Defendants Who Were Not Actually Present When Woman Was in Custody May Be Dismissed
The judge now hearing arguments in the Mitrice Richardson negligence, wrongful death and civil rights violations lawsuit—a consolidation of separate suits filed by her unmarried parents against Los Angeles County—indicated this week that he may begin parsing portions of the legal actions to focus on the core contentions.
Los Angeles Superior Court Judge William Fahey reviewed the list of sheriff’s department officials, deputies and civilian personal named as defendants and stated he is considering whether to grant motions to dismiss parties who were not present when the 24-year-old African-American honors college graduate was released from the Lost Hills Sheriff’s Station just after midnight on Sept. 17, 2009, alone without a means of transportation, money, credit cards or cell phone.
Richardson had been arrested the night before for alleged nonpayment of an $89 dinner tab in a Malibu restaurant where the Los Angeles resident was described as dazed, speaking gibberish and stating that she was from Mars. She was taken into custody by Lost Hills deputies and transported to the station in Calabasas.
Subsequent professional assessments indicated the woman may have been experiencing a bipolar episode after spending five sleepless days in her car. The lawsuits contend that deputies were negligent in not getting her needed medical attention and assuring her safety.
Richardson went missing after her release. Almost a year later, most of her remains were found by park rangers checking on an abandoned Malibu Canyon area marijuana grove about eight miles from the sheriff’s station, near where she is believed to have been sighted on foot several hours after she left LHSS.
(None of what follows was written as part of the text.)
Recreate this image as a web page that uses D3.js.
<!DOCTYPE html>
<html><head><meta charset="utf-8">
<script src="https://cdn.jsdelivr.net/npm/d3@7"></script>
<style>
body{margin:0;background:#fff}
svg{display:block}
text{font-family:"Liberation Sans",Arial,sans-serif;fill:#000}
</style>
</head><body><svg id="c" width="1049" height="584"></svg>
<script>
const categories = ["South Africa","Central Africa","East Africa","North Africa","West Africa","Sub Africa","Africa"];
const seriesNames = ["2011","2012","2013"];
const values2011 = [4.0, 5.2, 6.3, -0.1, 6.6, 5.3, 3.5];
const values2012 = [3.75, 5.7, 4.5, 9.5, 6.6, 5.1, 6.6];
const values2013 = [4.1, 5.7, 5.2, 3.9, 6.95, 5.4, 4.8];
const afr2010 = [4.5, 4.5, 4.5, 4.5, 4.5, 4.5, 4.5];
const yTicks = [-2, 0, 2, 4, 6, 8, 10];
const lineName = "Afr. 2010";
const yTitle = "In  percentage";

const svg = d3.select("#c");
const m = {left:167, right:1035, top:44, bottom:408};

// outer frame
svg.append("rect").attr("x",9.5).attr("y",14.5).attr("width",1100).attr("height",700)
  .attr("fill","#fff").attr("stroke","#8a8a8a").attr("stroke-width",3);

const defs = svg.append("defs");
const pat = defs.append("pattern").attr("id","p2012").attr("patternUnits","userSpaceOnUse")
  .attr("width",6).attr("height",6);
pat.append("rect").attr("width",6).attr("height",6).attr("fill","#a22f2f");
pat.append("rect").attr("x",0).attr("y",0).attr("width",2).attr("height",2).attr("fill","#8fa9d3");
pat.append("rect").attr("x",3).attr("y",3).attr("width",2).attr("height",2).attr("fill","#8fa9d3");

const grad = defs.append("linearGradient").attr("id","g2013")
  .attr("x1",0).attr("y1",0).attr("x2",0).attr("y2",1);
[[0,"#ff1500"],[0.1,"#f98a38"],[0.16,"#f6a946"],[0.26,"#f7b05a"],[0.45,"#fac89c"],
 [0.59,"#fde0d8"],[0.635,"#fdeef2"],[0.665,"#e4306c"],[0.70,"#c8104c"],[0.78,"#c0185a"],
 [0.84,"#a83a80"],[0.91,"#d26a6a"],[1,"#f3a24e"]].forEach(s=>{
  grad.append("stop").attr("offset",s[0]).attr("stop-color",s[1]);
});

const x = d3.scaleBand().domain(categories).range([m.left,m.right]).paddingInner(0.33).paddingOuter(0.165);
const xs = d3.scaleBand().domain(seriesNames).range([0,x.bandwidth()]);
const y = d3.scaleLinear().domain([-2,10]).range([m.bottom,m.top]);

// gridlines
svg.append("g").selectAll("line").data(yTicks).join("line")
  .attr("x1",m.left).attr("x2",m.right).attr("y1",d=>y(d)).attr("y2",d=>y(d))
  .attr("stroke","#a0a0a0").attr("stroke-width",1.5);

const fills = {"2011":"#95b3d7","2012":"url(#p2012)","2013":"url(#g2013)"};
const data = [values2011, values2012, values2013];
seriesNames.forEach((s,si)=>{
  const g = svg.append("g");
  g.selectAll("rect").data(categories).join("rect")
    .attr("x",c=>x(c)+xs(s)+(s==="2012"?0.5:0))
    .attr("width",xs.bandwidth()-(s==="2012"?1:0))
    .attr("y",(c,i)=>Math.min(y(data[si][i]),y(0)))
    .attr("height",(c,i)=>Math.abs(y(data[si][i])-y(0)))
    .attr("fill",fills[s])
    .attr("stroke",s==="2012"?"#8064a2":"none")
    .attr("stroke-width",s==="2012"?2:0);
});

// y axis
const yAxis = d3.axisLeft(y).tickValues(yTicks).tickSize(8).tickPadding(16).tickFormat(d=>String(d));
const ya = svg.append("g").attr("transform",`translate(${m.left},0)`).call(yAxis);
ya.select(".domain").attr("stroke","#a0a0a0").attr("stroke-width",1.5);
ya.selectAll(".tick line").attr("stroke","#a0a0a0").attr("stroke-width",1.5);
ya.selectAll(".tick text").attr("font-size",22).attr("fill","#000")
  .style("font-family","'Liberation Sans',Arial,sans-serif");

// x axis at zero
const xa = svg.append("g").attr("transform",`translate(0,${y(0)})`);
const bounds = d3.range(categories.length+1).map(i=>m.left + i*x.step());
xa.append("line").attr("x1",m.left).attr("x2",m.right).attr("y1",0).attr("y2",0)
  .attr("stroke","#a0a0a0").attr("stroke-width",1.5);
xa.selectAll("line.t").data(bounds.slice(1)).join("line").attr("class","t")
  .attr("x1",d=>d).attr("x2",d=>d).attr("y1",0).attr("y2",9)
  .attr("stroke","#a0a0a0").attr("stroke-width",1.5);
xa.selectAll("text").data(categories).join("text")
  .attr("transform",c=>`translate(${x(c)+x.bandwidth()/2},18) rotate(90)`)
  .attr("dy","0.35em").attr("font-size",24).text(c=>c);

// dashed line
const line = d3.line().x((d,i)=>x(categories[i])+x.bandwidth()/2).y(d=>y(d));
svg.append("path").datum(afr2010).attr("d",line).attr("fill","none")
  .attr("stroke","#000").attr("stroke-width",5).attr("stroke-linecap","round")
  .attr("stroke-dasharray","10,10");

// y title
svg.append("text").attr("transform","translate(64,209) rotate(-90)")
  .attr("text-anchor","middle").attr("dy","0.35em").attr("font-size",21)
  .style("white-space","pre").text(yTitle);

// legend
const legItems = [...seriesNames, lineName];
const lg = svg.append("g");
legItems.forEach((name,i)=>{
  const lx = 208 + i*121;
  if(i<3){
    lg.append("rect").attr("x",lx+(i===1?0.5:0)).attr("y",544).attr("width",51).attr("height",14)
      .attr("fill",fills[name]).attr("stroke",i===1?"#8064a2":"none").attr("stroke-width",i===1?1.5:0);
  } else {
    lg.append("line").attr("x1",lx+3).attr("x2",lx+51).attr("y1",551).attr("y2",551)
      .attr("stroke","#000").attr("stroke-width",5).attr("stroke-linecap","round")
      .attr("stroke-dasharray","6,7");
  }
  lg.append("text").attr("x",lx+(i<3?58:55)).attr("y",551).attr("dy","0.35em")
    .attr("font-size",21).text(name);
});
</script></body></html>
Richardson’s cause of death is still undetermined. Family members believe the aspiring doctoral candidate and beauty pageant competitor was sexually assaulted and murdered.
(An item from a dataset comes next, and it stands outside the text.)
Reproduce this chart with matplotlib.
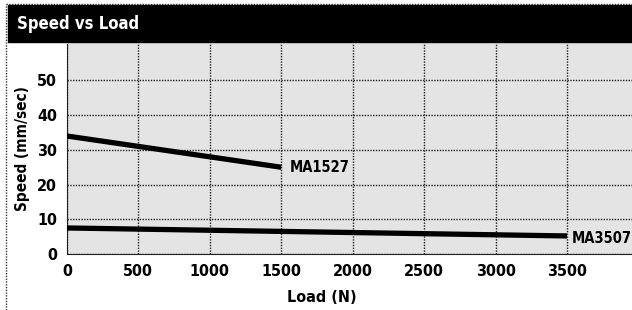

If Judge Fahey grants the dismissals, among those who would be included are Sheriff Lee Baca, named in the suit by Richardson’s biological father, Michael Richardson; and the then captain of the Lost Hills Station, Tom Martin, who was named by her mother, Latice Sutton, who raised the dead woman.
In addition, on Monday, the judge explored the issue of the extent of the remoteness of the Lost Hills facility, but he did not address the related issues of the industrial area’s poor exterior lighting, access to 24-hour public transportation, or the options available for someone on foot who did not have any money.
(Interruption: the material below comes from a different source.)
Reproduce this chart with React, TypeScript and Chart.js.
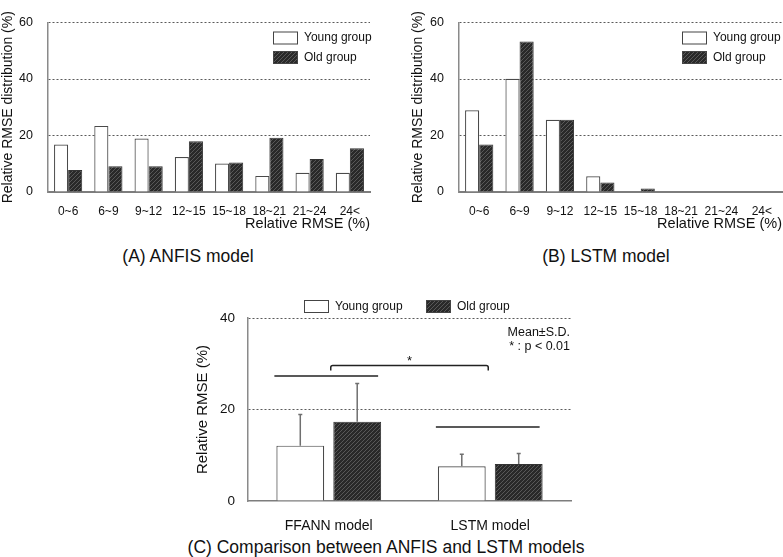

Richardson’s purse, containing important belongings, had been locked inside her vehicle by deputies when it was impounded, which appears to be a standard Lost Hills booking procedure for females.
Attorney Leo Terrell, who is representing Sutton, said this kind of streamlining of defendants by a judge is typical, and he “is very confident” the judge will want to focus on Richardson being taken into custody and released and who took part in that process.
Terrell said that he expects the names of all Los Angeles Sheriff’s Department personnel who had any contact with Richardson to remain part of the litigation.
Nevertheless, Terrell added that he thought it was important to tell Fahey that despite repeated family member and media requests, Martin did not reveal that there was an LASD video of Richardson being brought into the station and placed in the booking cage. It was subsequently disclosed that Martin had kept the video in his desk for four months.
Terrell told the Malibu Surfside News that he “is very confident” the judge will determine the litigation warrants the setting of a trial date after denying the obligatory county requests for summary judgment.
The attorney added that he does “not think this will ever go to trial” because Los Angeles County will not want a public spotlight on sheriff’s department procedures and practices.
Richardson family members have been monitoring whether the results of the DNA analysis of the eight bones found in a repeat field search of the Malibu Canyon area remains site in February have been received by the county coroner’s office.
Department of Coroner Assistant Chief Ed Winter told The News this week his office can no longer comment publicly on the case.